*** MATERIAL PROVIDED

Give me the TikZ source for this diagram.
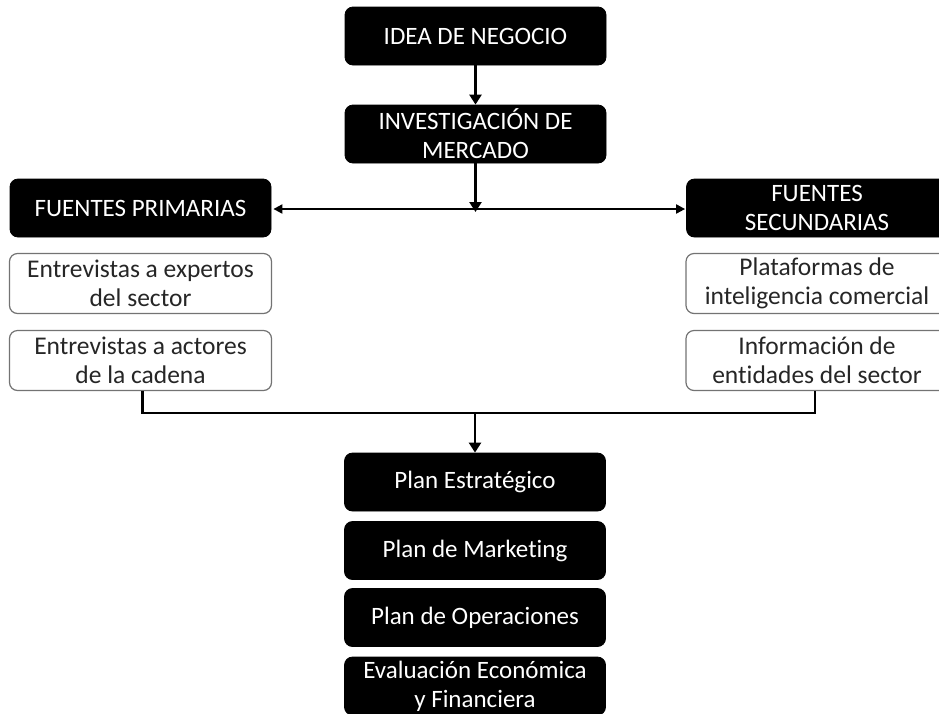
\documentclass[tikz,border=0pt]{standalone}
\usepackage{fontspec}
\setmainfont{Carlito}[Ligatures=CommonOff]
\usetikzlibrary{arrows.meta}
\begin{document}
\begin{tikzpicture}[x=1pt,y=-1pt,
  blk/.style={draw=black,fill=black,text=white,rounded corners=8pt,line width=0.8pt,
     minimum width=261pt,minimum height=58pt,align=center,inner sep=0pt,
     font=\fontsize{25}{29}\selectfont},
  wht/.style={draw=black!55,fill=white,text=black!85,rounded corners=8pt,line width=1.2pt,
     minimum width=262pt,minimum height=60pt,align=center,inner sep=0pt,
     font=\fontsize{25.5}{29}\selectfont},
  arr/.style={line width=2.4pt,-{Triangle[width=12pt,length=10pt]}},
  darr/.style={line width=2pt,{Triangle[width=9pt,length=9pt]}-{Triangle[width=9pt,length=9pt]}},
  ln/.style={line width=2.4pt}]
\useasboundingbox (0,0) rectangle (939,713);
\clip (0,0) rectangle (939,713);
\node[blk] (idea) at (475.5,36) {IDEA DE NEGOCIO};
\node[blk] (inv) at (475.5,134) {INVESTIGACIÓN DE\\MERCADO};
\node[blk] (fp) at (140.5,208) {FUENTES PRIMARIAS};
\node[blk] (fs) at (817,208) {FUENTES\\SECUNDARIAS};
\node[wht] (e1) at (140.5,283.5) {Entrevistas a expertos\\del sector};
\node[wht] (e2) at (140.5,360.5) {Entrevistas a actores\\de la cadena};
\node[wht] (p1) at (817,283.5) {Plataformas de\\inteligencia comercial};
\node[wht] (p2) at (817,360.5) {Información de\\entidades del sector};
\node[blk] (ps) at (475,482) {Plan Estratégico};
\node[blk] (pm) at (475,550.5) {Plan de Marketing};
\node[blk] (po) at (475,617.5) {Plan de Operaciones};
\node[blk] (ev) at (475,686) {Evaluación Económica\\y Financiera};
\draw[arr] (idea.south) -- (inv.north);
\path (fp.east) ++(2,1) coordinate (l1) (fs.west) ++(-1,1) coordinate (r1);
\draw[darr] (l1) -- (r1);
\coordinate (m1) at (inv.south |- l1);
\draw[arr] (inv.south) -- ([yshift=-3pt]m1);
\coordinate (bl) at ([xshift=2pt]e2.south);
\coordinate (br) at ([xshift=-2pt]p2.south);
\coordinate (bm) at (475,413);
\draw[ln] (bl) |- (bm) -| (br);
\draw[arr] (bm) -- (ps.north);
\end{tikzpicture}
\end{document}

******

SHORT EXERCISE: Exclude the pictures, and transcribe all of the material exactly.

TASK SOLUTION:
Give me the TikZ source for this diagram.
\documentclass[tikz,border=0pt]{standalone}
\usepackage{fontspec}
\setmainfont{Carlito}[Ligatures=CommonOff]
\usetikzlibrary{arrows.meta}
\begin{document}
\begin{tikzpicture}[x=1pt,y=-1pt,
  blk/.style={draw=black,fill=black,text=white,rounded corners=8pt,line width=0.8pt,
     minimum width=261pt,minimum height=58pt,align=center,inner sep=0pt,
     font=\fontsize{25}{29}\selectfont},
  wht/.style={draw=black!55,fill=white,text=black!85,rounded corners=8pt,line width=1.2pt,
     minimum width=262pt,minimum height=60pt,align=center,inner sep=0pt,
     font=\fontsize{25.5}{29}\selectfont},
  arr/.style={line width=2.4pt,-{Triangle[width=12pt,length=10pt]}},
  darr/.style={line width=2pt,{Triangle[width=9pt,length=9pt]}-{Triangle[width=9pt,length=9pt]}},
  ln/.style={line width=2.4pt}]
\useasboundingbox (0,0) rectangle (939,713);
\clip (0,0) rectangle (939,713);
\node[blk] (idea) at (475.5,36) {IDEA DE NEGOCIO};
\node[blk] (inv) at (475.5,134) {INVESTIGACIÓN DE\\MERCADO};
\node[blk] (fp) at (140.5,208) {FUENTES PRIMARIAS};
\node[blk] (fs) at (817,208) {FUENTES\\SECUNDARIAS};
\node[wht] (e1) at (140.5,283.5) {Entrevistas a expertos\\del sector};
\node[wht] (e2) at (140.5,360.5) {Entrevistas a actores\\de la cadena};
\node[wht] (p1) at (817,283.5) {Plataformas de\\inteligencia comercial};
\node[wht] (p2) at (817,360.5) {Información de\\entidades del sector};
\node[blk] (ps) at (475,482) {Plan Estratégico};
\node[blk] (pm) at (475,550.5) {Plan de Marketing};
\node[blk] (po) at (475,617.5) {Plan de Operaciones};
\node[blk] (ev) at (475,686) {Evaluación Económica\\y Financiera};
\draw[arr] (idea.south) -- (inv.north);
\path (fp.east) ++(2,1) coordinate (l1) (fs.west) ++(-1,1) coordinate (r1);
\draw[darr] (l1) -- (r1);
\coordinate (m1) at (inv.south |- l1);
\draw[arr] (inv.south) -- ([yshift=-3pt]m1);
\coordinate (bl) at ([xshift=2pt]e2.south);
\coordinate (br) at ([xshift=-2pt]p2.south);
\coordinate (bm) at (475,413);
\draw[ln] (bl) |- (bm) -| (br);
\draw[arr] (bm) -- (ps.north);
\end{tikzpicture}
\end{document}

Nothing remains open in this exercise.